(Collected data)
------

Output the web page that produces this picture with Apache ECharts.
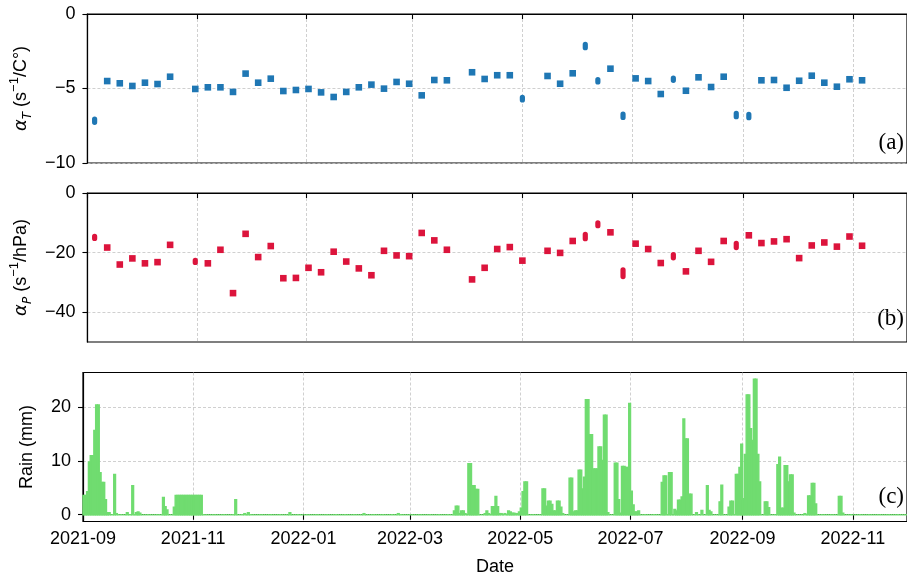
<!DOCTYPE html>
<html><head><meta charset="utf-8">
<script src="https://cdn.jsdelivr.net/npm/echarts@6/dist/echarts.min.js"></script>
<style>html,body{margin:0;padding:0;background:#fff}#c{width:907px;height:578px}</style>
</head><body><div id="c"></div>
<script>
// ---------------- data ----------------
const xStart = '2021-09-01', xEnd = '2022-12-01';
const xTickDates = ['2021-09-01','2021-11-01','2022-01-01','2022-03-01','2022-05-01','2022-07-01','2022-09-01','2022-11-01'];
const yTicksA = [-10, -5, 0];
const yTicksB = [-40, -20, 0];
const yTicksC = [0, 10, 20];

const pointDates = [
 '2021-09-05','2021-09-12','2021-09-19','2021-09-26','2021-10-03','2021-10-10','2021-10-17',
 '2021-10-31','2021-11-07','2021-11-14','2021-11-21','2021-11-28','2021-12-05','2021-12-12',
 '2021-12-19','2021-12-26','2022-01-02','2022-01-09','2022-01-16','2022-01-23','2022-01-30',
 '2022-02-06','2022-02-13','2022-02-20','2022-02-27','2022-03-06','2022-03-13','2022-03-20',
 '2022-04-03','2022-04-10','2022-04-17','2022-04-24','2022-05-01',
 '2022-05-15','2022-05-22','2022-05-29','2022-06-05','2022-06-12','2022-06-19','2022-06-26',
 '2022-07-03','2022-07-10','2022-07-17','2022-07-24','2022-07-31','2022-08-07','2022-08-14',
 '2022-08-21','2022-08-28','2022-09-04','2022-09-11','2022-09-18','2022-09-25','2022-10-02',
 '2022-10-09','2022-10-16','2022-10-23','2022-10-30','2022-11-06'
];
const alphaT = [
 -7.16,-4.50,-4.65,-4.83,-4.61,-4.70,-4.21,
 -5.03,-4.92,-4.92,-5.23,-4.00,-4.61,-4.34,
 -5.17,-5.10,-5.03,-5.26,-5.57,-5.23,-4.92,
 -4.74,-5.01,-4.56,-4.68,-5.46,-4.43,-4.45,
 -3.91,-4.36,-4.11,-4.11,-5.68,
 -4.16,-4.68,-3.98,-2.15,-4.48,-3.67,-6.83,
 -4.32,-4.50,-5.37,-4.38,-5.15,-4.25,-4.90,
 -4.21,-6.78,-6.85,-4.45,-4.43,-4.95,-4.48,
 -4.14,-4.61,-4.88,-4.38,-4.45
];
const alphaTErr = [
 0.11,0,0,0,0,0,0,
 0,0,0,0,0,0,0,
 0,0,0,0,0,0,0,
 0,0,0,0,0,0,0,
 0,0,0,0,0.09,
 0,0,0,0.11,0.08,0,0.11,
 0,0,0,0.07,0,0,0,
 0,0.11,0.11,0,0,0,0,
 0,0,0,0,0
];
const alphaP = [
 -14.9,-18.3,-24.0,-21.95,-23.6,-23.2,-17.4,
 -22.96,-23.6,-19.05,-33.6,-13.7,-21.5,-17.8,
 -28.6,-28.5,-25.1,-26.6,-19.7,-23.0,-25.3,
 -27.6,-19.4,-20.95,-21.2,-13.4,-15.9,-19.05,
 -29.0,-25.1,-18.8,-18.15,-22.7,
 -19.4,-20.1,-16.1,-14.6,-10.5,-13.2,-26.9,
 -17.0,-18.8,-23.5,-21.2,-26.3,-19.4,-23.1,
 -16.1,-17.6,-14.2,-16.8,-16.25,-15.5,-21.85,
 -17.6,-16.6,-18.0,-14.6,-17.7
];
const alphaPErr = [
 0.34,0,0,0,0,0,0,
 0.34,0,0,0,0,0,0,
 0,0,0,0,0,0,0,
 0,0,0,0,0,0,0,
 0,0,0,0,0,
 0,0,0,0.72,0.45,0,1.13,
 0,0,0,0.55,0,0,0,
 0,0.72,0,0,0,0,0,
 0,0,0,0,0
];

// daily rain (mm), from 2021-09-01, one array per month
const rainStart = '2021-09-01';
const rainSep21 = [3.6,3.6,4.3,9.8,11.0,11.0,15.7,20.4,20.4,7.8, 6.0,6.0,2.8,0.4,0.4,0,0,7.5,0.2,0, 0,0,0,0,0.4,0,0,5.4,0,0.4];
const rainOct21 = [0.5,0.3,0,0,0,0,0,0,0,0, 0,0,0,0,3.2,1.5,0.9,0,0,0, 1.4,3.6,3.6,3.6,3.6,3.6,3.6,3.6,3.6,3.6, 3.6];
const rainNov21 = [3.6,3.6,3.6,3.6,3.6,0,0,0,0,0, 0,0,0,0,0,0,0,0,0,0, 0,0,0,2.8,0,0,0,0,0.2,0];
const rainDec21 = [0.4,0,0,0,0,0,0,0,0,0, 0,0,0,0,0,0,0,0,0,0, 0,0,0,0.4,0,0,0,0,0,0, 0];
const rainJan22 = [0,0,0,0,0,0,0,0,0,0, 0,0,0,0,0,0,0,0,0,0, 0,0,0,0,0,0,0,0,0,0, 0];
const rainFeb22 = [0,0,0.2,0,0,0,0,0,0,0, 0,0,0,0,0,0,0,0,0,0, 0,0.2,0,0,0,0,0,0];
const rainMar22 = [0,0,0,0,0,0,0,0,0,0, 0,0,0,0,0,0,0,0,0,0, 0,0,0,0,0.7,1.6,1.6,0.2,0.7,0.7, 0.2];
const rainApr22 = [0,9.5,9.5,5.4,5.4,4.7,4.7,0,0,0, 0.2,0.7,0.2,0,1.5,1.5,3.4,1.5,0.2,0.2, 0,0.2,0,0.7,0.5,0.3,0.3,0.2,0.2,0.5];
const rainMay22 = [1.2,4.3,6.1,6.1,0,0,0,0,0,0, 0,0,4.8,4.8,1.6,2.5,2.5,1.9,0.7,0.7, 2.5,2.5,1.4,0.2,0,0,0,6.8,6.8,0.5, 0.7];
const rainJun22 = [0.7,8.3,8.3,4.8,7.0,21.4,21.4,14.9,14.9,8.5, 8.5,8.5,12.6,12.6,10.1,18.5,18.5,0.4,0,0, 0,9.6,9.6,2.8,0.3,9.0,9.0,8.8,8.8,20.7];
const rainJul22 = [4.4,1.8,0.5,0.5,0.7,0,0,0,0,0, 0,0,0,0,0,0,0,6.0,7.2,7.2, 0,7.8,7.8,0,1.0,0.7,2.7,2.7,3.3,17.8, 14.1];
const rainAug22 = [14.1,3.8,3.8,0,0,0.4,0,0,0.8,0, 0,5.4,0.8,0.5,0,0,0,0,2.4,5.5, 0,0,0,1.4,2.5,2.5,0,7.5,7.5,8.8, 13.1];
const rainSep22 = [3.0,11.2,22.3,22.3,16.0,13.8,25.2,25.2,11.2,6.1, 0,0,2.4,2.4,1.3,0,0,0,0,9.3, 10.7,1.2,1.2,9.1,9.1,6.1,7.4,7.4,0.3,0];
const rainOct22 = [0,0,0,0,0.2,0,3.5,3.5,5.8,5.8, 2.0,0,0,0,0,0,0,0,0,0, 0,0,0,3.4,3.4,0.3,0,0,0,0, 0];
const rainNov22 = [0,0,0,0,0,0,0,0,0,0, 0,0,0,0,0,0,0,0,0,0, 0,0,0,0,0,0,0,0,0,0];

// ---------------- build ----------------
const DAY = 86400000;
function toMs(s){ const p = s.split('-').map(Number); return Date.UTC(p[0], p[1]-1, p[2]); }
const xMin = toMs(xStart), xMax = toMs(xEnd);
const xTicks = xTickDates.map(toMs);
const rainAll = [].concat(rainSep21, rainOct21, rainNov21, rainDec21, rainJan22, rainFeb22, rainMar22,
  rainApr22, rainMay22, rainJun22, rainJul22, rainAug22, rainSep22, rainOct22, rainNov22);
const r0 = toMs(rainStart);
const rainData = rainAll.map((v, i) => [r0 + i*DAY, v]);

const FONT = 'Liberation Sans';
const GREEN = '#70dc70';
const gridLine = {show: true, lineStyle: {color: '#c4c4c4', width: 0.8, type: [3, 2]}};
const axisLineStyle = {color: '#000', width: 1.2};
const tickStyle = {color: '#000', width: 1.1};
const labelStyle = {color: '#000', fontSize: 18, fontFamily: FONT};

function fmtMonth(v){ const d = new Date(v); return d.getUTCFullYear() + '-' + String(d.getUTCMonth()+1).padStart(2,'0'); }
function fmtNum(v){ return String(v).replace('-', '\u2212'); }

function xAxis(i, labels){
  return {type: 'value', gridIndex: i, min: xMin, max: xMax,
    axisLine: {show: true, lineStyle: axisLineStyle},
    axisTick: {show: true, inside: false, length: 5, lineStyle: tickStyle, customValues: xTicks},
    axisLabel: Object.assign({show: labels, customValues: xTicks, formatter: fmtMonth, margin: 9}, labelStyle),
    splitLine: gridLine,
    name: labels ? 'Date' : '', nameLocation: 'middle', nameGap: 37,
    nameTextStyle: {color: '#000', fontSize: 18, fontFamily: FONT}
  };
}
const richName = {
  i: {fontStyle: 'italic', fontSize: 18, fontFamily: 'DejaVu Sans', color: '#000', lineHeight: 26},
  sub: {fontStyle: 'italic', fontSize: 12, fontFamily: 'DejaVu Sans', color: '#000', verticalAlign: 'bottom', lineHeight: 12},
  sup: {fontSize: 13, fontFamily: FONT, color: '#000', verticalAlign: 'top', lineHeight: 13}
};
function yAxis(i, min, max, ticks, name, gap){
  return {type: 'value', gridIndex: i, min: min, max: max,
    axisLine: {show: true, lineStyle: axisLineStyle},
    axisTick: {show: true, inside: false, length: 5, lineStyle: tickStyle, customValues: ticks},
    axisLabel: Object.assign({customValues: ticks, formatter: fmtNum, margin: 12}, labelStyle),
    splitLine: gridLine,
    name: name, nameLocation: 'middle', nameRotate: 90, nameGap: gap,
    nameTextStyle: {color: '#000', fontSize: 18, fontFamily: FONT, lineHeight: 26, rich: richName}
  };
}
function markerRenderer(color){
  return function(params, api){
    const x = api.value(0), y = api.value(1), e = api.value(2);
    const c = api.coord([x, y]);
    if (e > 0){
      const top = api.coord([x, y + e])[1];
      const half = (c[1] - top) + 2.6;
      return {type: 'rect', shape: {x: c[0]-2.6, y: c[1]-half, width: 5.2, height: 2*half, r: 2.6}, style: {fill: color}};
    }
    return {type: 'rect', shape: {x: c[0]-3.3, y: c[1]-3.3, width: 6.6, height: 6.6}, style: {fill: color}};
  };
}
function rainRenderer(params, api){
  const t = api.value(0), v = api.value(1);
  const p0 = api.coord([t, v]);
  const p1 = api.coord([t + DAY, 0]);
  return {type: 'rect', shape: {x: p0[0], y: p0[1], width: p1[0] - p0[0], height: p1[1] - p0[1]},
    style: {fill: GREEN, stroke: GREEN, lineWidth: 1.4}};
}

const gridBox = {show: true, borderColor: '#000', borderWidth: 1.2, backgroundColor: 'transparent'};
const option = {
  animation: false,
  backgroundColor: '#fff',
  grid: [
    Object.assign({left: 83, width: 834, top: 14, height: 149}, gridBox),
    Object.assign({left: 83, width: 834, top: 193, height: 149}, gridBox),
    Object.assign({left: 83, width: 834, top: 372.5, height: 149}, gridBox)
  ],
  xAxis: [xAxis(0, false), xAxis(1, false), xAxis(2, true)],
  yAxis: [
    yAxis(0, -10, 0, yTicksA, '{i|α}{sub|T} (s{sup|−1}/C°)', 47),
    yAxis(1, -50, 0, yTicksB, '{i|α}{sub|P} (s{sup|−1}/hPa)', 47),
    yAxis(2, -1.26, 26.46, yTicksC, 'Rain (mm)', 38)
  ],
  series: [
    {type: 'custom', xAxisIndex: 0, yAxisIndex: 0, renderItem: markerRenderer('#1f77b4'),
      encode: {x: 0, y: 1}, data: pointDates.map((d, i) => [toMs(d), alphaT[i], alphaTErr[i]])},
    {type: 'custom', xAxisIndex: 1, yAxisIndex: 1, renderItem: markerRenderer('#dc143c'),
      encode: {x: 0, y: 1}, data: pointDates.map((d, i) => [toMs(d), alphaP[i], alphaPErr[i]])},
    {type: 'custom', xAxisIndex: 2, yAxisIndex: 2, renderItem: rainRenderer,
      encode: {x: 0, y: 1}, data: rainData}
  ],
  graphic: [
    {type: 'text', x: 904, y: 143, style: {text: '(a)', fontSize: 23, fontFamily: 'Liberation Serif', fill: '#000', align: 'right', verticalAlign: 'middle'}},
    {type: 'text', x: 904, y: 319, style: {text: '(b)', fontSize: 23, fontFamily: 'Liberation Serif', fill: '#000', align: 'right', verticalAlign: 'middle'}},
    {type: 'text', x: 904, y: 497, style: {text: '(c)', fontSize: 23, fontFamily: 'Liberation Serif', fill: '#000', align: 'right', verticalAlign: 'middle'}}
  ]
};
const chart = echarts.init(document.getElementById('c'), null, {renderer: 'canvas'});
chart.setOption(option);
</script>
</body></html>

------

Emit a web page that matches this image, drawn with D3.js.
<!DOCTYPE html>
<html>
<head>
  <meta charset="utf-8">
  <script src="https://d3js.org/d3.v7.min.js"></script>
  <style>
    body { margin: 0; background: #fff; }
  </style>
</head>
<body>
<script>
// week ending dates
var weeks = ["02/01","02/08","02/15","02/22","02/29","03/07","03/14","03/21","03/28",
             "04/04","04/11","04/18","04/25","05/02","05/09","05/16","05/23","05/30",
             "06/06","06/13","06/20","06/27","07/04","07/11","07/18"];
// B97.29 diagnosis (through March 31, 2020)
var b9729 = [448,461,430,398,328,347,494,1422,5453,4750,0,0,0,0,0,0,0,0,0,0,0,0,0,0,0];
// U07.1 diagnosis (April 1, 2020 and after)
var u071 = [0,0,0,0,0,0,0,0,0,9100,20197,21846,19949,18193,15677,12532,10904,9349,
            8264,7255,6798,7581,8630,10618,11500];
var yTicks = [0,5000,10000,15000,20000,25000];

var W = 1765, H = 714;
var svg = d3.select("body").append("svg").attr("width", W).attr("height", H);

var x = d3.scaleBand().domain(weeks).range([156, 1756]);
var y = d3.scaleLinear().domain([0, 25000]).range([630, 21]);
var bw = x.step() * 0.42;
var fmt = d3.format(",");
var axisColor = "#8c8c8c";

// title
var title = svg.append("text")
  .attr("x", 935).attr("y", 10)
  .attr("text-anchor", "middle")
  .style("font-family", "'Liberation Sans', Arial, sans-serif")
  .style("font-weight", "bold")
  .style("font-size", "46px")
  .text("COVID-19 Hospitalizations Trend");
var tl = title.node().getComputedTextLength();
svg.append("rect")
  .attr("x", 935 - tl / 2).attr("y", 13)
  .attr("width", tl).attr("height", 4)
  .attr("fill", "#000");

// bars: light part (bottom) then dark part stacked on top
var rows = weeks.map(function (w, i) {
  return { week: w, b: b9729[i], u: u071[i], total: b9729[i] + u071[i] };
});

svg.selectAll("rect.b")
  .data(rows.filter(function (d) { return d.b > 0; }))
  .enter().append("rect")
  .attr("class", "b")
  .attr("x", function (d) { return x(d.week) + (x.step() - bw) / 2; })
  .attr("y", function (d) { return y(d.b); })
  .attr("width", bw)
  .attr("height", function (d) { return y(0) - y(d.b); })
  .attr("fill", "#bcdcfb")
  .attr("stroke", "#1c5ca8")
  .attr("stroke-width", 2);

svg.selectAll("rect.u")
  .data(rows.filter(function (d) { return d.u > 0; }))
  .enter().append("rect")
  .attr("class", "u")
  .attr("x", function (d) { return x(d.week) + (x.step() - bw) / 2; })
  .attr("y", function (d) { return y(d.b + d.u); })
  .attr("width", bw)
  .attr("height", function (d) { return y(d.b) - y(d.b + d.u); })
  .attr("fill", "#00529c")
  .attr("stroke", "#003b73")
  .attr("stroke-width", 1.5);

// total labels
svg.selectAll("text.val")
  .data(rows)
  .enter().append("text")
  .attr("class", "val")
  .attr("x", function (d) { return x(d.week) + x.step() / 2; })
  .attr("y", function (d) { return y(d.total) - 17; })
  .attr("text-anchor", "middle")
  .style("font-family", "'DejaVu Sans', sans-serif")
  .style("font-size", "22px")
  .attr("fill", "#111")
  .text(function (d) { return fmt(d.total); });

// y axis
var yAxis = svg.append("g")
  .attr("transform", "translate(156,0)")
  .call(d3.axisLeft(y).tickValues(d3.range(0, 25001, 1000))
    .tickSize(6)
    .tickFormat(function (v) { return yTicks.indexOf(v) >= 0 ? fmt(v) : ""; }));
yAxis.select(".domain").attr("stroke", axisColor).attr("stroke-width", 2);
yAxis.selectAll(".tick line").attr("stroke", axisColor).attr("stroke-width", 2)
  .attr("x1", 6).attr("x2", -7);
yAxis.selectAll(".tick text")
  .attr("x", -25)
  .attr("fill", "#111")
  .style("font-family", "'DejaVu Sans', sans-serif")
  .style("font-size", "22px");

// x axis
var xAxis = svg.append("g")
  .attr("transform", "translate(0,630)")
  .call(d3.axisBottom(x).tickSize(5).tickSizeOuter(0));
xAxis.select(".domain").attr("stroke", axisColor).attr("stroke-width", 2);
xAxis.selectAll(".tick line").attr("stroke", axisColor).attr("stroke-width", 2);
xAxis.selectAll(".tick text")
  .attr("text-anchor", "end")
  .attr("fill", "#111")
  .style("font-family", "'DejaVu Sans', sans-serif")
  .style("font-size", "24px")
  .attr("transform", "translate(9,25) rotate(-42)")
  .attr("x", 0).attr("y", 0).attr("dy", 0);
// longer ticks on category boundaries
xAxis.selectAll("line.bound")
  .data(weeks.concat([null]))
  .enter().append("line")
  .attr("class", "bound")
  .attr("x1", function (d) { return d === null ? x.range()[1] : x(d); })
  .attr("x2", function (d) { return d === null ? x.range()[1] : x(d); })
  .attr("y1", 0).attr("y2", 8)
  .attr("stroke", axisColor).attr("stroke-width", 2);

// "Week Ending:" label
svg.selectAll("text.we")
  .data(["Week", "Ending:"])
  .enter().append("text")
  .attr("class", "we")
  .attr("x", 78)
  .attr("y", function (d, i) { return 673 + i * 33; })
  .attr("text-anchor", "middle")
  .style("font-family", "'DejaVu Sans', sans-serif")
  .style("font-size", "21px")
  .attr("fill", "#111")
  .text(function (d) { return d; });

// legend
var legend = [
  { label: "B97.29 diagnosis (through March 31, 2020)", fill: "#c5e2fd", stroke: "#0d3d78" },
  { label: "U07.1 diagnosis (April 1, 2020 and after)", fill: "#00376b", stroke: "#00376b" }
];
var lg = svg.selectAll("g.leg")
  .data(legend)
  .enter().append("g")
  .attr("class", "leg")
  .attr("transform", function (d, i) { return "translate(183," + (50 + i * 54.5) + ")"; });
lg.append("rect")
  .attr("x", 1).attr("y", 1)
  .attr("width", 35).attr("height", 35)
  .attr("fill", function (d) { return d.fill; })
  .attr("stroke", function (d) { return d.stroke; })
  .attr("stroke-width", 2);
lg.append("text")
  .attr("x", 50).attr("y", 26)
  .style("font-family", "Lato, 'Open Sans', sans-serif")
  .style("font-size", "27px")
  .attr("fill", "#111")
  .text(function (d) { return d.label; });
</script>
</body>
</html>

------

Keep the images out of the copy. Repeat word for word only the lines from the one containing "Output the web" through the one containing "const yTicksC = [0, 10, 20];", both ends included.

Output the web page that produces this picture with Apache ECharts.
<!DOCTYPE html>
<html><head><meta charset="utf-8">
<script src="https://cdn.jsdelivr.net/npm/echarts@6/dist/echarts.min.js"></script>
<style>html,body{margin:0;padding:0;background:#fff}#c{width:907px;height:578px}</style>
</head><body><div id="c"></div>
<script>
// ---------------- data ----------------
const xStart = '2021-09-01', xEnd = '2022-12-01';
const xTickDates = ['2021-09-01','2021-11-01','2022-01-01','2022-03-01','2022-05-01','2022-07-01','2022-09-01','2022-11-01'];
const yTicksA = [-10, -5, 0];
const yTicksB = [-40, -20, 0];
const yTicksC = [0, 10, 20];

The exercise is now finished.